The more stuff you put on your string the more speed you lose. Just think of the stuff as a weight as it slows it down. The string leaches alone take off 5-8 fps. Plus the peep. There's alot of factors at why you're not getting speed.


----------



## bowtechteen (Jan 19, 2006)

hey STS man's daugter how old are you????i tihnk tis awsome when girls shoot bows lol ya i knew that the string leeches did that plus they are tied in but hmm cool


----------



## STSmansdaughter (Mar 11, 2005)

bowtechteen said:


> hey STS man's daugter how old are you????i tihnk tis awsome when girls shoot bows lol ya i knew that the string leeches did that plus they are tied in but hmm cool


I'm 15 ...been shooting for 12 years...daddy stuck a bow in my hand just as soon as he was able too.


----------



## TimClark (Sep 25, 2004)

Btw, switching over to Axis will not gain speed. (I'm not familiar with Thunderstorms so I'm goin out on a limb), Axis arrows are heavy and made for good penetration.
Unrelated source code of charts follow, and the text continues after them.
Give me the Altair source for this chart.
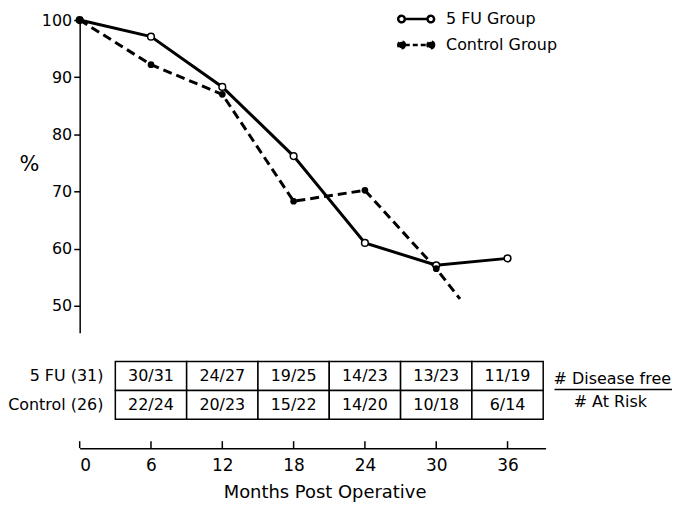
import altair as alt
import pandas as pd

# ---- data ----
months = [0, 6, 12, 18, 24, 30, 36]
fu_pct = [100, 97.1, 88.3, 76.2, 61.0, 57.1, 58.3]
ctrl_months = [0, 6, 12, 18, 24, 30, 32]
ctrl_pct = [100, 92.2, 87.0, 68.3, 70.2, 56.5, 51.2]

table_months = [6, 12, 18, 24, 30, 36]
fu_cells = ["30/31", "24/27", "19/25", "14/23", "13/23", "11/19"]
ctrl_cells = ["22/24", "20/23", "15/22", "14/20", "10/18", "6/14"]
row_labels = ["5 FU (31)", "Control (26)"]
x_ticks = [0, 6, 12, 18, 24, 30, 36]
y_ticks = [50, 60, 70, 80, 90, 100]
legend_labels = ["5 FU Group", "Control Group"]
frac_labels = ["# Disease free", "# At Risk"]

FONT = "DejaVu Sans"
W = 468
H_TOP = 314
H_BOT = 116
XDOM = [0, 39.2]
HALF_COL = 3

fu_df = pd.DataFrame({"month": months, "pct": fu_pct})
ctrl_df = pd.DataFrame({"month": ctrl_months, "pct": ctrl_pct})

x_scale = alt.Scale(domain=XDOM, nice=False, zero=False)
y_scale = alt.Scale(domain=[45.3, 100], nice=False, zero=False)

y_axis = alt.Axis(
    values=y_ticks, title="%", titleAngle=0, titleFontSize=21, titleFont=FONT,
    titleFontWeight="normal", titleColor="black", titleX=-51, titleY=145,
    titleAlign="center", titleBaseline="middle",
    labelFontSize=16, labelFont=FONT, labelColor="black", labelPadding=2,
    tickColor="black", tickSize=6, tickWidth=1.5,
    domainColor="black", domainWidth=1.5, grid=False,
)
xe = alt.X("month:Q", scale=x_scale, axis=None)
ye = alt.Y("pct:Q", scale=y_scale, axis=y_axis)

fu_line = alt.Chart(fu_df).mark_line(color="black", strokeWidth=3).encode(x=xe, y=ye)
ctrl_line = alt.Chart(ctrl_df).mark_line(
    color="black", strokeWidth=3, strokeDash=[9, 5]).encode(x=xe, y=ye)
fu_pts = alt.Chart(fu_df).mark_point(
    shape="circle", size=45, filled=True, fill="white", stroke="black",
    strokeWidth=1.5, opacity=1).encode(x=xe, y=ye)
ctrl_pts = alt.Chart(ctrl_df).transform_filter("datum.month % 6 == 0").mark_point(
    shape="circle", size=45, filled=True, fill="black", opacity=1).encode(x=xe, y=ye)

SYM = ("M-1.9 0L1.9 0"
       "M-1.9 0A0.55 0.55 0 1 1 -3 0A0.55 0.55 0 1 1 -1.9 0Z"
       "M3 0A0.55 0.55 0 1 1 1.9 0A0.55 0.55 0 1 1 3 0Z")
leg = alt.Legend(
    title=None, orient="none", legendX=330, legendY=-9,
    symbolSize=144, symbolStrokeWidth=2.5, symbolStrokeColor="black",
    symbolOpacity=1,
    labelFontSize=16, labelFont=FONT, labelColor="black", labelOffset=22,
    rowPadding=8,
)
leg_df = pd.DataFrame({"group": legend_labels})
legend_layer = alt.Chart(leg_df).transform_filter("false").mark_point(
    filled=True, size=144, strokeWidth=2.5, opacity=1).encode(
    shape=alt.Shape("group:N", scale=alt.Scale(domain=legend_labels, range=[SYM, SYM]), legend=leg),
    fill=alt.Fill("group:N", scale=alt.Scale(domain=legend_labels, range=["white", "black"]), legend=leg),
    stroke=alt.Stroke("group:N", scale=alt.Scale(domain=legend_labels, range=["black", "black"]), legend=leg),
    strokeDash=alt.StrokeDash("group:N", scale=alt.Scale(domain=legend_labels, range=[[1, 0], [5, 3]]), legend=leg),
)

top = alt.layer(fu_line, ctrl_line, fu_pts, ctrl_pts, legend_layer).properties(width=W, height=H_TOP)

# ---- table panel ----
cells_df = pd.DataFrame({
    "row": [row_labels[0]] * len(table_months) + [row_labels[1]] * len(table_months),
    "month": table_months + table_months,
    "text": fu_cells + ctrl_cells,
})
x_axis = alt.Axis(
    values=x_ticks, ticks=False, domain=True, domainColor="black", domainWidth=1.5,
    labelFontSize=17, labelFont=FONT, labelColor="black", labelPadding=9,
    title="Months Post Operative", titleFontSize=18, titleFont=FONT,
    titleFontWeight="normal", titleColor="black", titlePadding=11, titleX=246, grid=False,
)
row_scale = alt.Scale(domain=row_labels, paddingInner=0, paddingOuter=1)
yr = alt.Y("row:N", scale=row_scale, axis=None)

rects = alt.Chart(cells_df).transform_calculate(
    x0=f"datum.month - {HALF_COL}", x1=f"datum.month + {HALF_COL}"
).mark_rect(fill="white", stroke="black", strokeWidth=1.5).encode(
    x=alt.X("x0:Q", scale=x_scale, axis=x_axis), x2="x1:Q", y=yr)
cell_text = alt.Chart(cells_df).mark_text(fontSize=16, font=FONT, color="black").encode(
    x=alt.X("month:Q", scale=x_scale, axis=x_axis), y=yr, text="text:N")

rows_df = pd.DataFrame({"row": row_labels})
row_text = alt.Chart(rows_df).transform_calculate(
    edge=f"{table_months[0]} - {HALF_COL}"
).mark_text(align="right", dx=-12, fontSize=16, font=FONT, color="black").encode(
    x=alt.X("edge:Q", scale=x_scale, axis=x_axis), y=yr, text="row:N")

ticks_df = pd.DataFrame({"month": x_ticks})
tick_rules = alt.Chart(ticks_df).mark_rule(color="black", strokeWidth=1.5).encode(
    x=alt.X("month:Q", scale=x_scale, axis=x_axis),
    y=alt.value(H_BOT - 7), y2=alt.value(H_BOT))

frac_df = pd.DataFrame({"row": row_labels, "label": frac_labels})
frac_top = alt.Chart(frac_df).transform_filter(f"datum.row == '{row_labels[0]}'").mark_text(
    fontSize=16, font=FONT, color="black", dy=3).encode(
    x=alt.value(535), y=yr, text="label:N")
frac_bot = alt.Chart(frac_df).transform_filter(f"datum.row == '{row_labels[1]}'").mark_text(
    fontSize=16, font=FONT, color="black", dy=-3).encode(
    x=alt.value(533), y=yr, text="label:N")
frac_line = alt.Chart(frac_df).transform_filter(f"datum.row == '{row_labels[0]}'").mark_rule(
    color="black", strokeWidth=1.5).encode(
    x=alt.value(477), x2=alt.value(595), y=alt.value(57))

bottom = alt.layer(rects, cell_text, row_text, tick_rules, frac_top, frac_bot, frac_line).properties(
    width=W, height=H_BOT)

chart = alt.vconcat(top, bottom, spacing=0).resolve_legend(
    shape="independent", fill="independent", stroke="independent", strokeDash="independent"
).properties(
    padding={"left": 0, "top": 2, "right": 0, "bottom": 0}
).configure(
    font=FONT, view=alt.ViewConfig(stroke="transparent", strokeWidth=0)
)

chart.save("out.html", embed_options={"renderer": "svg", "actions": False})
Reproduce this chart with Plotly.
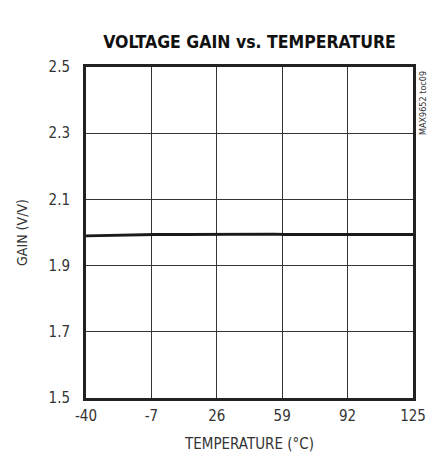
import plotly.graph_objects as go

temperature = [-40, -25, -10, -5, 10, 25, 40, 55, 60, 70, 85, 100, 125]
gain = [1.990, 1.992, 1.993, 1.994, 1.994, 1.995, 1.995, 1.995, 1.994, 1.994, 1.994, 1.994, 1.994]
x_ticks = [-40, -7, 26, 59, 92, 125]
y_ticks = [1.5, 1.7, 1.9, 2.1, 2.3, 2.5]

FONT = "DejaVu Sans Condensed, Liberation Sans Narrow, Arial Narrow, sans-serif"

fig = go.Figure()
fig.add_trace(go.Scatter(
    x=temperature, y=gain, mode="lines",
    line=dict(color="#1a1a1a", width=2.8),
    showlegend=False, hoverinfo="skip",
))

axis_common = dict(
    showline=True, mirror=True, linecolor="#222222", linewidth=3,
    showgrid=True, gridcolor="#333333", gridwidth=1,
    ticks="", zeroline=False,
    tickfont=dict(family=FONT, size=15, color="#333333"),
)

L, T, PW, PH = 78, 59, 327, 331
fig.update_layout(
    width=441, height=457,
    margin=dict(l=L, r=441 - L - PW, t=T, b=457 - T - PH),
    paper_bgcolor="white", plot_bgcolor="white",
    title=dict(
        text="<b>VOLTAGE GAIN vs. TEMPERATURE</b>",
        x=(L + PW / 2) / 441, xanchor="center",
        y=1 - 34 / 457, yanchor="middle",
        font=dict(family=FONT, size=17.5, color="#111111"),
    ),
    xaxis=dict(
        range=[-40, 125], tickvals=x_ticks,
        ticktext=[str(v) for v in x_ticks],
        title=dict(text="TEMPERATURE (°C)", font=dict(family=FONT, size=15, color="#333333"), standoff=15),
        ticklabelstandoff=2,
        **axis_common,
    ),
    yaxis=dict(
        range=[1.5, 2.5], tickvals=y_ticks,
        ticktext=[f"{v:.1f}" for v in y_ticks],
        title=dict(text="GAIN (V/V)", font=dict(family=FONT, size=14, color="#333333"), standoff=18),
        ticklabelstandoff=10,
        **axis_common,
    ),
    annotations=[dict(
        text="MAX9652 toc09", textangle=-90,
        xref="paper", yref="paper", x=1.0, y=1.0,
        xanchor="left", yanchor="top", xshift=3, yshift=-2,
        showarrow=False,
        font=dict(family=FONT, size=9, color="#333333"),
    )],
)

fig.write_html("out.html")
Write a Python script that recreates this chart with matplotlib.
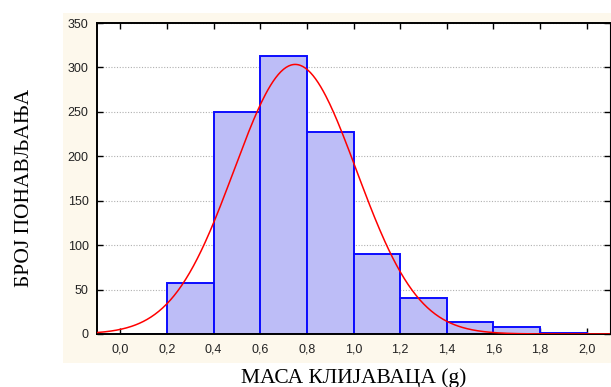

The heavier the arrow, the slower you will shoot. 

Tim


----------



## KiddRoss (Nov 24, 2005)

I did get more speed going to axis because i went with blazer vanes so all in all there a flatter shooting arrow


----------



## TimClark (Sep 25, 2004)

Well, I wasn't saying that it will apply to all arrows, because I was saying that the Axis is a heavy arrow and I was thinking that he would be shooting a lighter arrow than the Axis (just presuming) 

Tim


----------



## TWM (Mar 13, 2005)

If you want to gain speed look at the cx's by carbon express they are a lighter arrow. hmmm, Easton Redlines would be a lighter arrow i would think and then go with some short vanes or feathers and you should gain some speed.


----------



## hca1290 (Jul 17, 2005)

if you REALLY want speed get the HCA Speedpro maxx' arrows. lightes arrows on the market. at your drawlength and poundage they'll be okay some adults shoot them but i dont suggest them over 57 lbs MAX!


----------



## thunderbolt (Oct 11, 2002)

String leetches don't take much speed from your bow, but get rid of the peep tubing... it'll rob 15-20 feet per second from your bow and break at the most inoportune time. Get a True peep from Fletcher or someting similar


----------



## Like The Angel (Nov 14, 2005)

Everything above about you losing speed is true, to gain speed you will have to go to a lighter arrow but make sure you shoot over 5 grains per pound or you can risk damaging your bow and you won't be allowed into alot of tournaments. If you want you can get speed balls by tru-ball I believe they seem to add a few fps and also QAD makes a nock that adds around 4fps when some people have installed them on their arrows.


----------